The first board of trustees was composed of the following members: John Taylor, Joseph Shelley, Miles Murphey and Ashael Woodward, with Jacob Thornburg afterward being chosen to succeed Ashael Woodward. The board was organized May 21, 1840, with Miles Murphey as President. Samuel Hoover was elected clerk and Martin L. Bundy collector and treasurer. The record shows that the amount of money received by the treasurer of the corporation for the year 1840, amounted to $57.00; and for the year 1841, $75.04. In 1841, Edmund Johnson was appointed clerk to succeed Samuel Hoover.
At an election held on November 7, 1842, the following trustees were elected; John Powell, Eli Murphey, Henry Shroyer, William Wayman, Lorenzo D. Meek, John G. Welch and Nathan Livezey. John Powell was chosen president of the board and James A. McMeans clerk. James Hiff was elected assessor, Rotheus Scott collector, and Lorenzo D. Meek treasurer.
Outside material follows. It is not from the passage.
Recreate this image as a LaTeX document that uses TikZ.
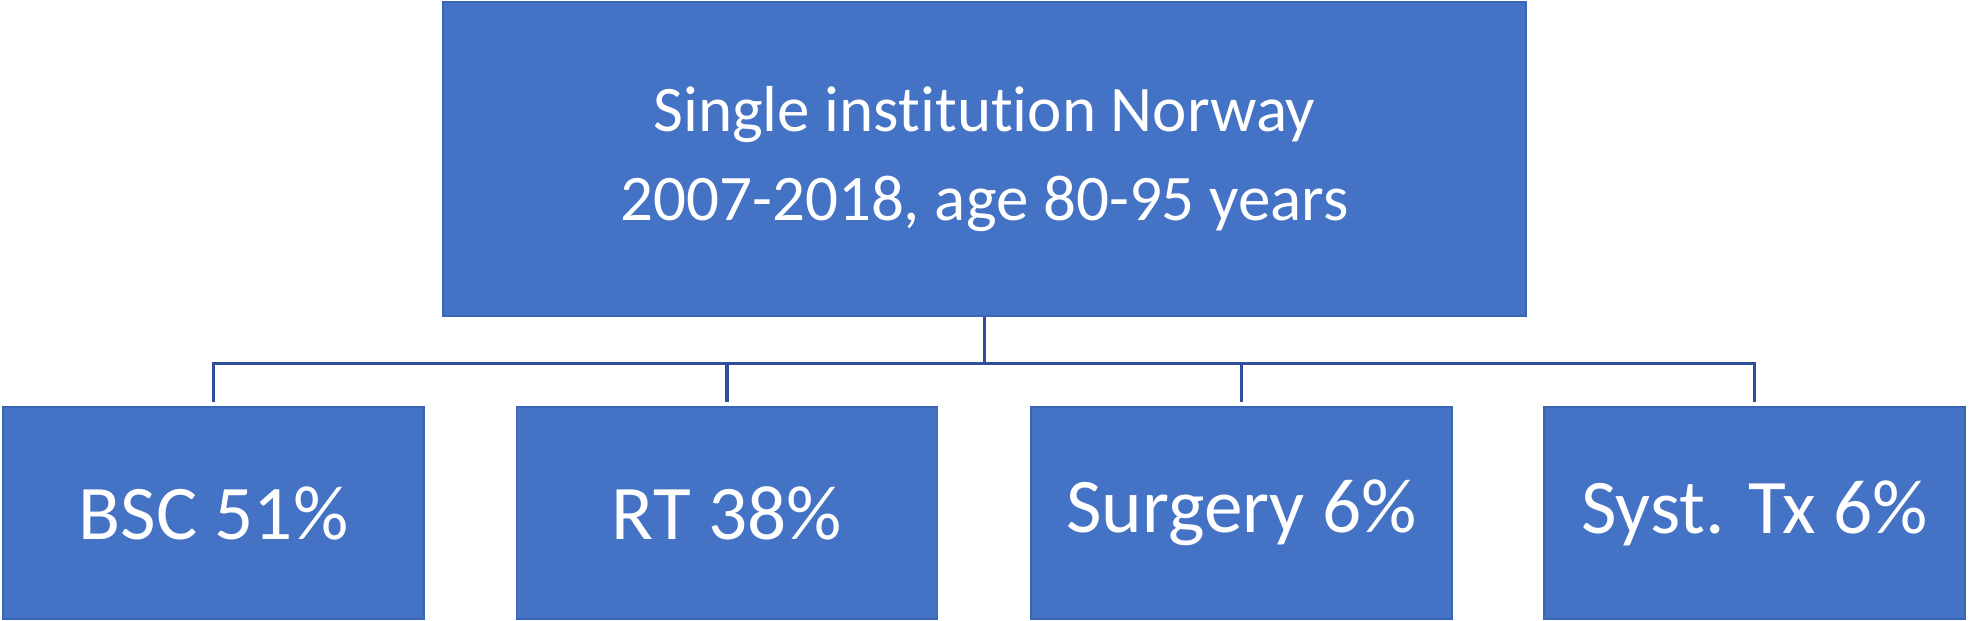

April 11, 1843, the tax duplicate for the corporation amounted to $72.70. James Hiff, assessor, received for his services for the year a total of $2.25. John and William Grubbs, editors of the Indiana Courier, were exempted from working on the streets for the year 1843 in consideration of their publishing in their paper all of the by-laws and ordinances of the town.
At the November election in 1843, Martin L. Bundy, Adam Beam, John W. Grubbs, Joseph Allender, Edmund Johnson and William Murphey were elected as members of the town board. The amount of funds received by the treasure for the year 1843 was $88.12. Edmund Johnson was president and James A. McMeans clerk of the board for 1843.
The allowances show in one place where Joseph Allender was allowed ten cents for work done on the streets. In the year 1844 Rotheus Scott was allowed 32 cents for serving as treasurer and James A. McMeans 30 cents for serving as clerk.
Continuing through the records many interesting chapters are found and as the time advances the business increases in proportion and the growth of the town, on down to the present, which in less than half a century has grown from a country village to a busy little city, where business is done on the principle of more metropolitan places, the primitive customs of the past standing in strange contrast with the prosperous present.